The reason why Roman’s long-running failure to attribute where her ingredients come from, to anchor anything she makes in a wider sense about how else you can enjoy this stuff is that what it does, in practice, is deny other writers their chance to make a living from what they do, and in this case, the writers who lose out are ethnic minorities. As a result, it made people understandably unhappy that she then criticised two two ethnic minorities for making money the way big-name chefs have since the beginning of time.

The reality though is that the Roman method of recipe-writing  – which is by no means created by or unique to her – does more of a disservice to its readers than to other writers.
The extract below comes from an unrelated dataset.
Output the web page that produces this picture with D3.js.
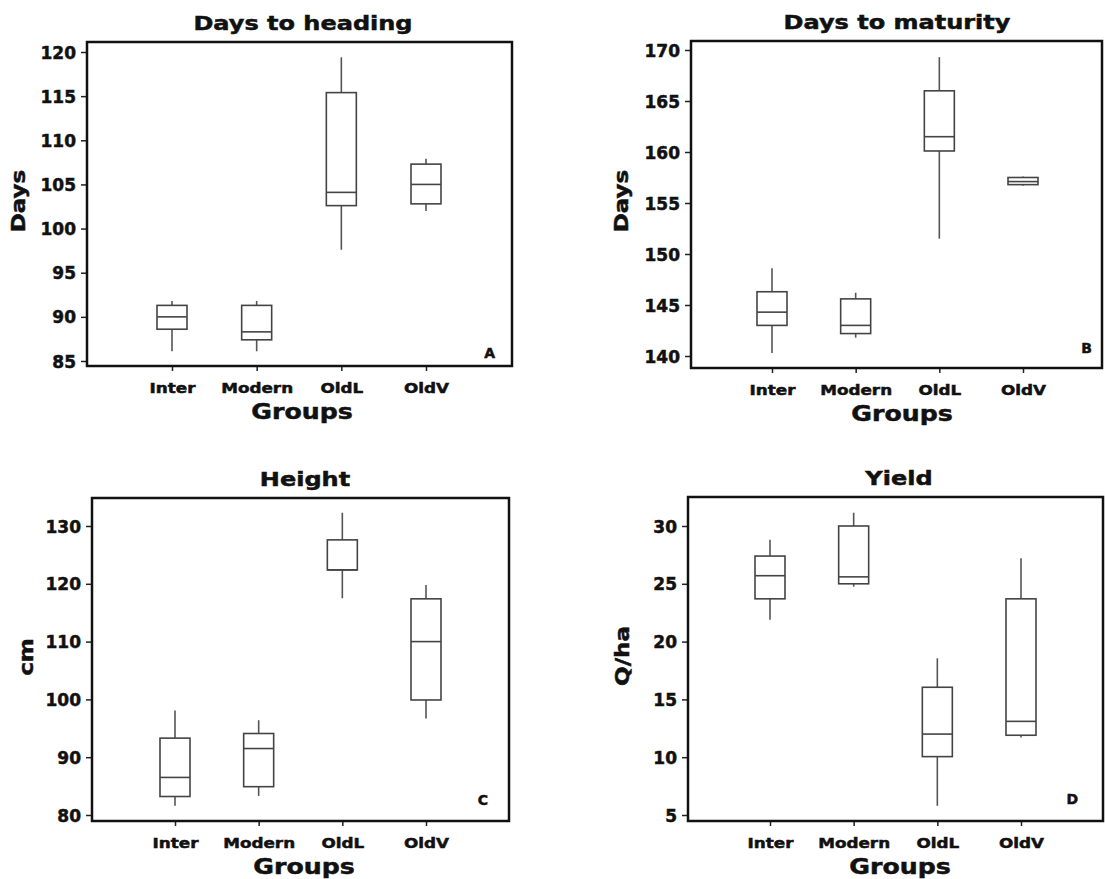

Like the Apple computers her book shares a minimalist, sparse aethestic with, the Roman approach traps its readers within its walled garden. Once you know that the stew is a curry, god knows what you might do: you might pick up Pushpesh Pant’s India Cookbook or something. You might experiment with your own stuff. But as long as you don’t know that, look, there is other food like this, these flavour combinations don’t “come from nowhere”, well, you’ve just got to trust in this one chef. No-one ever leaves the Roman Empire. That’s not what it’s for. It doesn’t need you to know how to unlock the pleasures of cumin for yourself. It just needs you to buy the next Alison Roman book.

And that’s what I hope to be an antidote to in this space: to share a little bit about the spices I use and enjoy and the recipe books I love.